━━ MATERIAL PROVIDED ━━

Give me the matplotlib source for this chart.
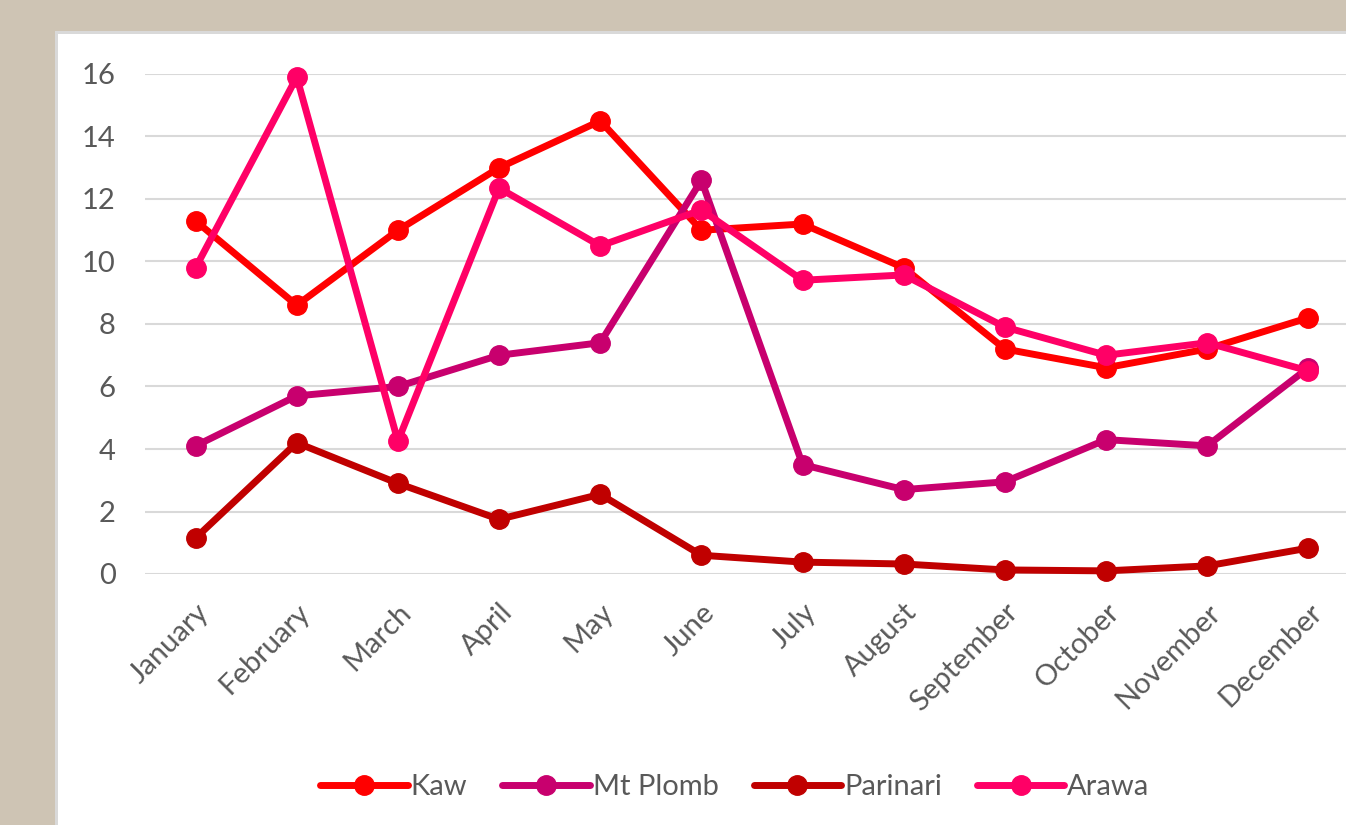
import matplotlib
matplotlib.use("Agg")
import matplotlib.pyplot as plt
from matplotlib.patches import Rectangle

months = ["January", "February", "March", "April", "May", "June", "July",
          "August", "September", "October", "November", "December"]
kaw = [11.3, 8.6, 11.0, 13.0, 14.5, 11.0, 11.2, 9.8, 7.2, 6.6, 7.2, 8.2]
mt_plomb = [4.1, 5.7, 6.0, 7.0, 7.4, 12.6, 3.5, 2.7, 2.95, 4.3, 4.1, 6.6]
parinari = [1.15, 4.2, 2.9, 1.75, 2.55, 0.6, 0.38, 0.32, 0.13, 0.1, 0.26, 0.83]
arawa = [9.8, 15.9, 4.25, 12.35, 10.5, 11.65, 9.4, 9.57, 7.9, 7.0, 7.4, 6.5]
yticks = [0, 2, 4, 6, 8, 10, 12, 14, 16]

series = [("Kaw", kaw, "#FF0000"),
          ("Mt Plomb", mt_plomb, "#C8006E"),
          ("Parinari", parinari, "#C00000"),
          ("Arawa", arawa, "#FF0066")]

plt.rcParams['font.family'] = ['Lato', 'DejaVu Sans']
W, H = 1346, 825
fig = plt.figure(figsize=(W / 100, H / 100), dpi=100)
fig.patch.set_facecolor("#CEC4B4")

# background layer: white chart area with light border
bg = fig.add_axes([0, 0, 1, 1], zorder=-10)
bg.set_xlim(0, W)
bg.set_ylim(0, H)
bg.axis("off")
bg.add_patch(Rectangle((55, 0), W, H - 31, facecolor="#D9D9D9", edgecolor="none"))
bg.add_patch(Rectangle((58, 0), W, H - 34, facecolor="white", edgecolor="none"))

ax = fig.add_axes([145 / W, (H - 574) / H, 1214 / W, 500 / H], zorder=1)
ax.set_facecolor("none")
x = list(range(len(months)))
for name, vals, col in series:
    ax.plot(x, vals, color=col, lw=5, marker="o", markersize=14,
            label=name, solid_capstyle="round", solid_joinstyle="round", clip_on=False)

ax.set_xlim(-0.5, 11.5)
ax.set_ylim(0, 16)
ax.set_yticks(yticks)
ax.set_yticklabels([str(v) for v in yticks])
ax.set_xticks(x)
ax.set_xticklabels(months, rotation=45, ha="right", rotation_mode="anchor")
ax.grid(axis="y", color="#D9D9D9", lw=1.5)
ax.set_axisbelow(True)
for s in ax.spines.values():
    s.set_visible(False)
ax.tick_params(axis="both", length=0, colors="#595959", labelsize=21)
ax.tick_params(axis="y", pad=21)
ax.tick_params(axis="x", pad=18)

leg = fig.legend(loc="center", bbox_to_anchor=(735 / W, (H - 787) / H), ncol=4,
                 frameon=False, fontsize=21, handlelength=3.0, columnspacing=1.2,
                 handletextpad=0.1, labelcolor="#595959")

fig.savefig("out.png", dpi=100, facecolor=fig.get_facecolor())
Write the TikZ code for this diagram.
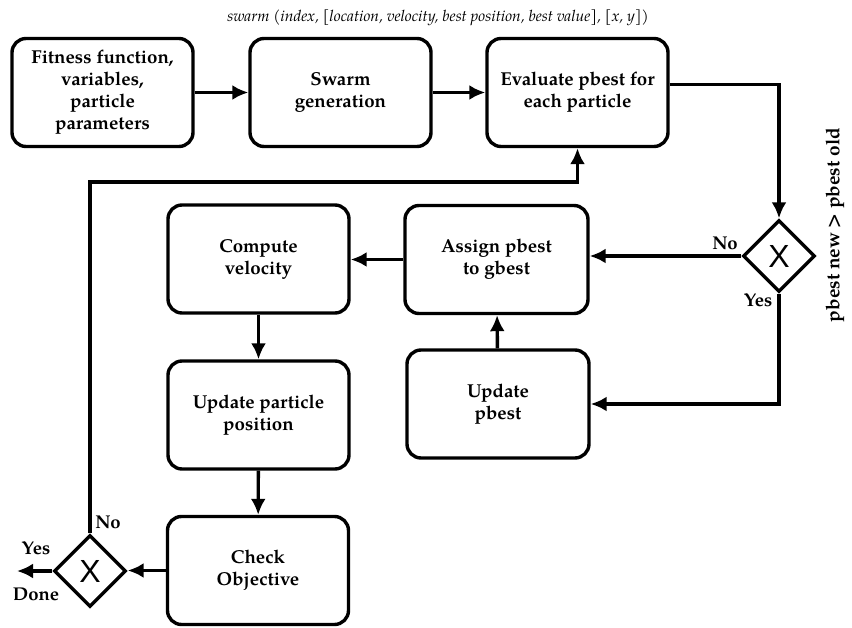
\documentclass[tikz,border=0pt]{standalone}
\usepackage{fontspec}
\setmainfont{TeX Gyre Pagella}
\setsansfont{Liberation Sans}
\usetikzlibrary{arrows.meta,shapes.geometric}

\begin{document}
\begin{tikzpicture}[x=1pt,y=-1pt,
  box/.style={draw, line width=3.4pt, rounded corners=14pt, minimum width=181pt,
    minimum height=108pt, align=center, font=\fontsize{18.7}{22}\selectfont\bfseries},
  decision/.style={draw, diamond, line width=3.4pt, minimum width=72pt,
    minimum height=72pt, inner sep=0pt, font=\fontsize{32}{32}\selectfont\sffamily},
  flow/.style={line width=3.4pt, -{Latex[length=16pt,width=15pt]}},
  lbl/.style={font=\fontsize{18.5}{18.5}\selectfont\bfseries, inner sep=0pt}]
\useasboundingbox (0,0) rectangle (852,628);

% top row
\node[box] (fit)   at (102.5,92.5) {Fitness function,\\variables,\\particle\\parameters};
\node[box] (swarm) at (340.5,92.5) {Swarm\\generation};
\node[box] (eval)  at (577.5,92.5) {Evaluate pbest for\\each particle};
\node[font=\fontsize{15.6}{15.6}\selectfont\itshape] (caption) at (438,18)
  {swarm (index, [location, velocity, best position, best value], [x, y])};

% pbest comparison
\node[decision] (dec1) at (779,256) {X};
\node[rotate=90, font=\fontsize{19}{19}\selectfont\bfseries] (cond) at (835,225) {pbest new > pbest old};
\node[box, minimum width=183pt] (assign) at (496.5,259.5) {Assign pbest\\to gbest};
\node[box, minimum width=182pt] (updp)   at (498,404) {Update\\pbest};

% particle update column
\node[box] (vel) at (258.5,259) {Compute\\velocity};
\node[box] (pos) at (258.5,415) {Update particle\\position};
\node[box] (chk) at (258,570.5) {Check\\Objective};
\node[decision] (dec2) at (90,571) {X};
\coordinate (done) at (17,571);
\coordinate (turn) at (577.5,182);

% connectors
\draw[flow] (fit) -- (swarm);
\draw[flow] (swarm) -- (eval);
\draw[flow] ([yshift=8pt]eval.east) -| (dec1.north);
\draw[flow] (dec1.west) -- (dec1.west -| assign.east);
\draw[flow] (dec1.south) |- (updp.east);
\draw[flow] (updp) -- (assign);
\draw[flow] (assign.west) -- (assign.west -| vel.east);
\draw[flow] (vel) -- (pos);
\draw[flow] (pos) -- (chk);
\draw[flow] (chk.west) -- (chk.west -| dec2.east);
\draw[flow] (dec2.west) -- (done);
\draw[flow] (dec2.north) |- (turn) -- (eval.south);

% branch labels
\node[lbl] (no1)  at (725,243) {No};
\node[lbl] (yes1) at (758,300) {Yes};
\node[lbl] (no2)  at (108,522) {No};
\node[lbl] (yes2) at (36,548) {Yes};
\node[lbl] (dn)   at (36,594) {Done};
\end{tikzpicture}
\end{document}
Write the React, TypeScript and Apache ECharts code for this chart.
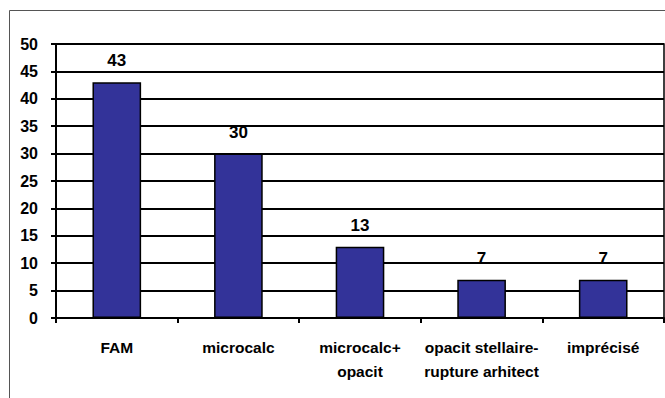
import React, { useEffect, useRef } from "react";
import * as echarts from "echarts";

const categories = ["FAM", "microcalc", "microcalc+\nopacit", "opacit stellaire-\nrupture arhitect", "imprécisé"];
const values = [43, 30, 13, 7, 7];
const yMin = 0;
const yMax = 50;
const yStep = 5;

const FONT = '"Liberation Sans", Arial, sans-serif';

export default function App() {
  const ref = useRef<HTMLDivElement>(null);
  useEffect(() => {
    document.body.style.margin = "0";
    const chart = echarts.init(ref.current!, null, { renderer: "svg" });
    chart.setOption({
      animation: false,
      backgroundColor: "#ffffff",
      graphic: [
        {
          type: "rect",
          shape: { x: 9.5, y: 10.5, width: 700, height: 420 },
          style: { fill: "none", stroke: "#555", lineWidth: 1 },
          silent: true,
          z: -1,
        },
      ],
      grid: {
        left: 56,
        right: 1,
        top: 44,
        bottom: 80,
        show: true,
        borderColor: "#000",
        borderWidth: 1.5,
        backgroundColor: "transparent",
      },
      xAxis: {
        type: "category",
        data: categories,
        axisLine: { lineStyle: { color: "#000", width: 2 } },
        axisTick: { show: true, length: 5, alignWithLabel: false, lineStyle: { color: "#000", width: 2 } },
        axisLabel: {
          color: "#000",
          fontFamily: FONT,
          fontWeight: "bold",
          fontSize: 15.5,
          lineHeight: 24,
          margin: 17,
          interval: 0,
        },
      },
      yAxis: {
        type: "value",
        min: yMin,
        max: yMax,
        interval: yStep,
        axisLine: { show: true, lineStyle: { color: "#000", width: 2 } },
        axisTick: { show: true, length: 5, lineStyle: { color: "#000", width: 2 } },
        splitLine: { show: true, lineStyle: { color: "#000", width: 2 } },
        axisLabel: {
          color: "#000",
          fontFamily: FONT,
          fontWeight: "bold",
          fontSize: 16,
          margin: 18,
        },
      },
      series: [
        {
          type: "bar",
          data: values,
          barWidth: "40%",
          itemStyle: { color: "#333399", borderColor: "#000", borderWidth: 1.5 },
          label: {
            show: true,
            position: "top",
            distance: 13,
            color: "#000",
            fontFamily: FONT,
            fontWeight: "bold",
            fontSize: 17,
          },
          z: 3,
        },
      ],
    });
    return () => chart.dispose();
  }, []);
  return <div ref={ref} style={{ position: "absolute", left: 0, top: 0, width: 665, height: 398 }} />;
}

━━━

**TASK REQUIREMENTS**
Without the pictures, write out exactly the lines from the one that has "Write the TikZ code for this diagram." down to the one that has "(turn) at (577.5,182);", both included.

**IN RESPONSE**
Write the TikZ code for this diagram.
\documentclass[tikz,border=0pt]{standalone}
\usepackage{fontspec}
\setmainfont{TeX Gyre Pagella}
\setsansfont{Liberation Sans}
\usetikzlibrary{arrows.meta,shapes.geometric}

\begin{document}
\begin{tikzpicture}[x=1pt,y=-1pt,
  box/.style={draw, line width=3.4pt, rounded corners=14pt, minimum width=181pt,
    minimum height=108pt, align=center, font=\fontsize{18.7}{22}\selectfont\bfseries},
  decision/.style={draw, diamond, line width=3.4pt, minimum width=72pt,
    minimum height=72pt, inner sep=0pt, font=\fontsize{32}{32}\selectfont\sffamily},
  flow/.style={line width=3.4pt, -{Latex[length=16pt,width=15pt]}},
  lbl/.style={font=\fontsize{18.5}{18.5}\selectfont\bfseries, inner sep=0pt}]
\useasboundingbox (0,0) rectangle (852,628);

% top row
\node[box] (fit)   at (102.5,92.5) {Fitness function,\\variables,\\particle\\parameters};
\node[box] (swarm) at (340.5,92.5) {Swarm\\generation};
\node[box] (eval)  at (577.5,92.5) {Evaluate pbest for\\each particle};
\node[font=\fontsize{15.6}{15.6}\selectfont\itshape] (caption) at (438,18)
  {swarm (index, [location, velocity, best position, best value], [x, y])};

% pbest comparison
\node[decision] (dec1) at (779,256) {X};
\node[rotate=90, font=\fontsize{19}{19}\selectfont\bfseries] (cond) at (835,225) {pbest new > pbest old};
\node[box, minimum width=183pt] (assign) at (496.5,259.5) {Assign pbest\\to gbest};
\node[box, minimum width=182pt] (updp)   at (498,404) {Update\\pbest};

% particle update column
\node[box] (vel) at (258.5,259) {Compute\\velocity};
\node[box] (pos) at (258.5,415) {Update particle\\position};
\node[box] (chk) at (258,570.5) {Check\\Objective};
\node[decision] (dec2) at (90,571) {X};
\coordinate (done) at (17,571);
\coordinate (turn) at (577.5,182);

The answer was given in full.